そして、デザイン思考が普及し始めてから数十年たった今、デザイン思考は一部の人々から批判を受けています。「デザイン思考で問題解決はできない」「デザイン思考のアイデアは虚構である」などの批判が見聞きされますが、その論点は具体的には何なのでしょうか。
いくつかの批判文献を参照し、デザイン思考に対する代表的な批判を以下にまとめます。
批判その1:
デザイン思考は「非現実的な検討である」
・使用する根拠がデータよりも逸話に過度に依存している
・専門性よりも共感が重視され、個人的な経験や嗜好性で優先順位付けされる
・実現性に欠ける新規アイデアが過度に評価され、最終実装が考慮されていない
批判その2:
デザイン思考は「長期的観点が不足している」
・長期的な実施観点が軽視され、短期的な解決策、検証が優先される
・デザイン思考コンサルティング企業は、実施前の「推奨事項」の提供にとどまり、実施における役割を果たしていない
批判その3:
デザイン思考は「既存コミュニティーや権力構造を考慮していない」
・劇場型のイノベーション推進が善とされ、コミュニティー理解が欠如している
・中心となるデザイナーに権限が集中し、既存の権力構造が無視される
批判その4:
デザイン思考は「誇大広告である」
・古いメソッドに新しい名前を付けただけ
・「デザイン思考は誰でもできる」とPRされるが、実際は訓練が必要
・「専門性が少ない方がむしろよい」とPRされるが、精度の高いアウトプットを出すには業界や技術に関する知識、関係性が必須
ここで挙げた批判の数々は、デザイン思考を実務で活用してきた筆者自身も、的を射たものであると考えます。元来のデザイン思考がそうであったかは定かではありませんが、今日理解、発信されているデザイン思考の批判としては、否定することさえ難しく感じます。

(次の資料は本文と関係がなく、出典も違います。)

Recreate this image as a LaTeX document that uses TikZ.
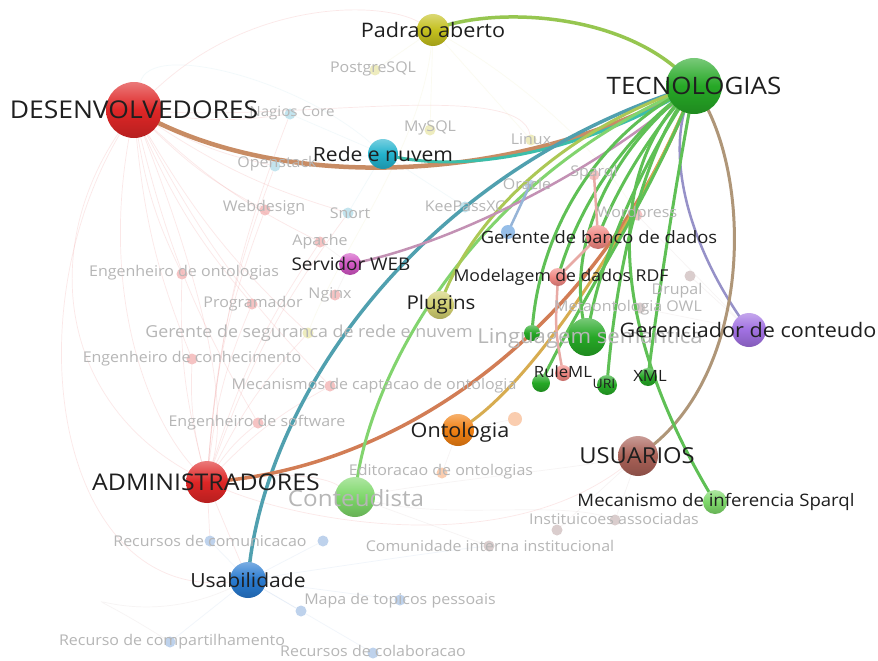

つまり、「デザイン思考は難しい問題を解決しているのではなく、難しい問題の難しい制約を無視しているだけにすぎない」のであり、課題の解決策としてはあまりに不完全なのです。しかし、実際に創出されたアイデアを事業として推進しようとすれば、制約と向き合わなければならない日はいつか来ます。ただし、その制約を解消するのはおおよそデザイン思考ではありません。
もし、世間の理解が「デザイン思考さえあれば、新規事業、そしてイノベーションの創出ができる」というものだったのであれば、それは大げさだったといえます。
また近年、一部のコンサルタントは、デザイン思考の提供価値を事業的成果ではなく、組織文化の醸成など無形物へシフトしているように思います。筆者はこれにも懐疑的です。コンサルタントが数カ月間組織に介入し、当該組織のパーパス(存在意義)やミッション、ビジョン、バリュー(MVV)を立てることで、創造性ある組織文化を構築できるとは甚だ思えません。
組織に関する長期的な運用やメンテナンスの実施が伴わなければ、パーパスやMVVは単なる“絵に描いた餅”です。その結果は、新規事業創出においてデザイン思考がうまくいかなかったのと同じ末路になると推察します。
そもそも、創造性ある組織文化の醸成に必要なのは、デザイン思考という偏った思考法ではなく、もっと古典的な組織経済学です。